-- Start --

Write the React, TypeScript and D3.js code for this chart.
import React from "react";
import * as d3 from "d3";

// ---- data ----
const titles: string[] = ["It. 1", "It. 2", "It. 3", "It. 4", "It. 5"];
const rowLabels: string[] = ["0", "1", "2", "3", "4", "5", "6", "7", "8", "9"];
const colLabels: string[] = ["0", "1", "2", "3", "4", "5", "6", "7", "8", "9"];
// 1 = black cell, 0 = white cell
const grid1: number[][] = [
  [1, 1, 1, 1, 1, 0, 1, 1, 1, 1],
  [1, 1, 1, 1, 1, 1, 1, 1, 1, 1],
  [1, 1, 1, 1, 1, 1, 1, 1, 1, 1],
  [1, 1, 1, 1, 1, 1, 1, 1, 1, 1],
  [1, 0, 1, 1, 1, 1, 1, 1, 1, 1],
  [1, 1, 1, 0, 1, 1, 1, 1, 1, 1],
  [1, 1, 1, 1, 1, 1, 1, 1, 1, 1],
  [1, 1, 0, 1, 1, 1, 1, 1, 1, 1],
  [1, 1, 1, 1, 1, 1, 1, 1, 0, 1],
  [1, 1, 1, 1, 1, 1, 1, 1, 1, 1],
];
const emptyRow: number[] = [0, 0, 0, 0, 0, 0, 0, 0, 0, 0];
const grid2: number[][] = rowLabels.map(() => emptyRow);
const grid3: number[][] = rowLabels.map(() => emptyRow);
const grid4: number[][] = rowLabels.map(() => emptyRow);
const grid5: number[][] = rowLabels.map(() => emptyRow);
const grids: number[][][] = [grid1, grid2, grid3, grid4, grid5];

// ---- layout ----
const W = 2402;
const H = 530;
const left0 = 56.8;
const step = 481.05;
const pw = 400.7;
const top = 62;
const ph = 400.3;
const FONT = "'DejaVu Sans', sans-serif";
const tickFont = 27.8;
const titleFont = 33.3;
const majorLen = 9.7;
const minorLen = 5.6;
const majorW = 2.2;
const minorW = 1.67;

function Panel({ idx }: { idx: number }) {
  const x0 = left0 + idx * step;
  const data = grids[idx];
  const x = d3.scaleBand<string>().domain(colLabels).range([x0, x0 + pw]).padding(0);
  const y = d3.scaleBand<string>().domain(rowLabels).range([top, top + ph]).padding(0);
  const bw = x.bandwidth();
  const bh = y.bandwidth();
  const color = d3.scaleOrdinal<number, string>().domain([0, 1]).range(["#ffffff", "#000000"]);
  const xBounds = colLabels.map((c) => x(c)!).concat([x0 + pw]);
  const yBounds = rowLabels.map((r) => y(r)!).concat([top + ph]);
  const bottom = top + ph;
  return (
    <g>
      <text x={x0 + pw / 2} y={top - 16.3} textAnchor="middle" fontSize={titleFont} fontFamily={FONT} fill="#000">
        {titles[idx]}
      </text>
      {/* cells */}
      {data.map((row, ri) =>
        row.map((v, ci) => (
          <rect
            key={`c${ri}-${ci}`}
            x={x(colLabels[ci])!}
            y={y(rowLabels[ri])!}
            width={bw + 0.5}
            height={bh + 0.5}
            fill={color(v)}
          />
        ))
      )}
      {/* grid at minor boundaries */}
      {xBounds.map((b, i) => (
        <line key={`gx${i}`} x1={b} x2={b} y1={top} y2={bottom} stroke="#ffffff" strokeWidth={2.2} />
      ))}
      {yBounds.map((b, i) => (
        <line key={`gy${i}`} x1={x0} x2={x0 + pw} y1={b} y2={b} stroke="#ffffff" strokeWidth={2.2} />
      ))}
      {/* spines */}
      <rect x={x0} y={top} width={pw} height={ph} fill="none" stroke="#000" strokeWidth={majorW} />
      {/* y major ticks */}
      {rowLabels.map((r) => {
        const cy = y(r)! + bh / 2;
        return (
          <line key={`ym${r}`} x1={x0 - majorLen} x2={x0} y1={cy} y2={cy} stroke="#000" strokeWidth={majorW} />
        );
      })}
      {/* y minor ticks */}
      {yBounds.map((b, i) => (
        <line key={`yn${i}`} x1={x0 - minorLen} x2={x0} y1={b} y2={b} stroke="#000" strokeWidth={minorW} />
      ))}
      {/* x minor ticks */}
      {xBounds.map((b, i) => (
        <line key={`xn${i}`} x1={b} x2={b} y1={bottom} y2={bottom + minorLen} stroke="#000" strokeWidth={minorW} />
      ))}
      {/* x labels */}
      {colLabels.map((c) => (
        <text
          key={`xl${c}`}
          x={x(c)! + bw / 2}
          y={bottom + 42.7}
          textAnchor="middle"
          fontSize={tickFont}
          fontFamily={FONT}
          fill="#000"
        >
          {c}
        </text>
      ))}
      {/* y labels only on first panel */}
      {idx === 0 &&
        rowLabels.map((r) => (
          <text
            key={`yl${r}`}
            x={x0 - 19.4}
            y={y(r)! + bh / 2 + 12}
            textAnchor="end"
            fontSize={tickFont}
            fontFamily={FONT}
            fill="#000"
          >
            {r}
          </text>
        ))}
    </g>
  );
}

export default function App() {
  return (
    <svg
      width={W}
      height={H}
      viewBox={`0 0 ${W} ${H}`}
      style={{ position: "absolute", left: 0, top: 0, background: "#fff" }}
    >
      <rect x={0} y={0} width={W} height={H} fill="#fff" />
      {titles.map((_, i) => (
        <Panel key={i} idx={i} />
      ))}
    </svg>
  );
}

-- End --
-- Start --

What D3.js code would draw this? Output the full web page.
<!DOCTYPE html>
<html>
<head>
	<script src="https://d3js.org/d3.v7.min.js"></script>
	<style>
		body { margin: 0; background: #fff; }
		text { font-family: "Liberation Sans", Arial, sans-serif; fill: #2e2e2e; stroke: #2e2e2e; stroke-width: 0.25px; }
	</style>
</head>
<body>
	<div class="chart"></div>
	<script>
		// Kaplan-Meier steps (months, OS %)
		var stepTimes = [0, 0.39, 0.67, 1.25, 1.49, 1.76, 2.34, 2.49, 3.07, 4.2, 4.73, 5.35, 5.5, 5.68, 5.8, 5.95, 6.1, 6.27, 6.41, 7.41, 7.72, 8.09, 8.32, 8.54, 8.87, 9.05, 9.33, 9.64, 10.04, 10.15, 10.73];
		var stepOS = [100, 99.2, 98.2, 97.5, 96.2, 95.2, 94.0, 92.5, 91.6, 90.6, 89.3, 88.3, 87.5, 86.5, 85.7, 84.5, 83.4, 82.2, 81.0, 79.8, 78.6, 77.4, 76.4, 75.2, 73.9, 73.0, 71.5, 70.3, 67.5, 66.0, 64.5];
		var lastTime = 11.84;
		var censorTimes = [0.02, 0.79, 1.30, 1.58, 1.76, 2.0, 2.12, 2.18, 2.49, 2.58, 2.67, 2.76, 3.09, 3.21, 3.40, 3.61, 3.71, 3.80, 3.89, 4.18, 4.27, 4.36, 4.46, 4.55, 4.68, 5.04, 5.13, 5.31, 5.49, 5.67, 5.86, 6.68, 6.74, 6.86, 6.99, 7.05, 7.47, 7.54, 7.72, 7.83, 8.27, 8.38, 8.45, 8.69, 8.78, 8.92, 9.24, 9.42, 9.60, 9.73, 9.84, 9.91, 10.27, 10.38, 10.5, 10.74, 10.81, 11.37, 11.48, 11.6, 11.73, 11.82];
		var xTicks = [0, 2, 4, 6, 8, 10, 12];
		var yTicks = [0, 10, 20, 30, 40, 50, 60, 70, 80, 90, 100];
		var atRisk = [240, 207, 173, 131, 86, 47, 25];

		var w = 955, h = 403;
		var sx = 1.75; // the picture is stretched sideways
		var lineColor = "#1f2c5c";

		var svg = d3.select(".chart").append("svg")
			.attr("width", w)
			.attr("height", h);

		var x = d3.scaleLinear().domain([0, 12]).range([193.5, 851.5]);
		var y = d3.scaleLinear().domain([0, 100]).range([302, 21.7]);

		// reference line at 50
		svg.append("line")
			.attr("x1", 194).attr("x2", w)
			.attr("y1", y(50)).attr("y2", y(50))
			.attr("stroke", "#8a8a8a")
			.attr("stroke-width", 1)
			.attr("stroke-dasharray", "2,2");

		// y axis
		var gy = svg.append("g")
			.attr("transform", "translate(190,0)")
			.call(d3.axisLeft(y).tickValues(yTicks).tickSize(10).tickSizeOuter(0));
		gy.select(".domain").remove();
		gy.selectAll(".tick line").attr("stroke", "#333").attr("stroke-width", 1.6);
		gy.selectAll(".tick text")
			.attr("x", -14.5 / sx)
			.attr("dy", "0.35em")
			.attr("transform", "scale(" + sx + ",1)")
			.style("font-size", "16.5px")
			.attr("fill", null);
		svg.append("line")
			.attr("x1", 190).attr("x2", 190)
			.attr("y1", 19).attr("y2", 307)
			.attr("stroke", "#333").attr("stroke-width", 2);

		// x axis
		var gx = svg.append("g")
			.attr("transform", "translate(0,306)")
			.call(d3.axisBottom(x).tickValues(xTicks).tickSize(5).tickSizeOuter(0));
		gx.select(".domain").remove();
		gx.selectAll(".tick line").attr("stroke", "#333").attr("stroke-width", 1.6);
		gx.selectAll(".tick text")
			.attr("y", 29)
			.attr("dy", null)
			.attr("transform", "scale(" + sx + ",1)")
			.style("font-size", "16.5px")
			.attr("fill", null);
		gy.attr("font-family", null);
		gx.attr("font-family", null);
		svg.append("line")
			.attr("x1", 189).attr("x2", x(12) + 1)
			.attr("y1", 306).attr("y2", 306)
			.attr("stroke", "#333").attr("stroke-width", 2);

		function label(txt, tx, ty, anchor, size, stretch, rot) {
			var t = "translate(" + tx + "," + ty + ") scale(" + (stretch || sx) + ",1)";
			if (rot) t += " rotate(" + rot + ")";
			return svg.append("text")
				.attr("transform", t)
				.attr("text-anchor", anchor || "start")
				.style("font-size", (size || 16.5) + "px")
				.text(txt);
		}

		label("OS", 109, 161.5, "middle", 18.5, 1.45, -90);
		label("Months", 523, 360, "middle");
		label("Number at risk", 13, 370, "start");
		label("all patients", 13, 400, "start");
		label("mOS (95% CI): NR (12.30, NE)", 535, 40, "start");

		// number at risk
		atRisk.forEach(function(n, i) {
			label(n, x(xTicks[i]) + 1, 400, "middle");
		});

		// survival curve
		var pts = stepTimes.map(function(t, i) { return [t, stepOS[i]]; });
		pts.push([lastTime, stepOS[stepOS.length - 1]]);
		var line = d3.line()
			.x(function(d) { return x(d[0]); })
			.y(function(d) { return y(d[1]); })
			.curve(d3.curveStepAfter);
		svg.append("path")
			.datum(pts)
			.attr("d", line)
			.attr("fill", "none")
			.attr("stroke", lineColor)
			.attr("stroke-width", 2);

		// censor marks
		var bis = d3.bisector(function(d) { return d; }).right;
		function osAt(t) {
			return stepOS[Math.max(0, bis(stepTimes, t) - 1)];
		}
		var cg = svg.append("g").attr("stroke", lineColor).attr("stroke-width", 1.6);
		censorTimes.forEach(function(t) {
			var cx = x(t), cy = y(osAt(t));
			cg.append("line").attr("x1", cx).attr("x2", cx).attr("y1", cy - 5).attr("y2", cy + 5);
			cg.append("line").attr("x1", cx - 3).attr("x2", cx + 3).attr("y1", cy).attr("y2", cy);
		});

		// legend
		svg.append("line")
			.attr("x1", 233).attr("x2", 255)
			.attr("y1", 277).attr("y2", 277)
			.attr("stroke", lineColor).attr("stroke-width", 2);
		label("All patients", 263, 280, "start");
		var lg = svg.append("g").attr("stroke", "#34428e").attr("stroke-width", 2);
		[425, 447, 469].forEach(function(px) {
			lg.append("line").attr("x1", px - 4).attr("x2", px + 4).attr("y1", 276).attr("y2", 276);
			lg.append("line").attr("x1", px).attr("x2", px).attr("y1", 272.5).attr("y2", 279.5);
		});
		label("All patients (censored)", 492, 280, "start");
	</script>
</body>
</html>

-- End --

#### Instructions to follow
Pick out and copy the lines of the material that include the word "chart".

#### Output for this exercise
Write the React, TypeScript and D3.js code for this chart.
	<div class="chart"></div>
		var svg = d3.select(".chart").append("svg")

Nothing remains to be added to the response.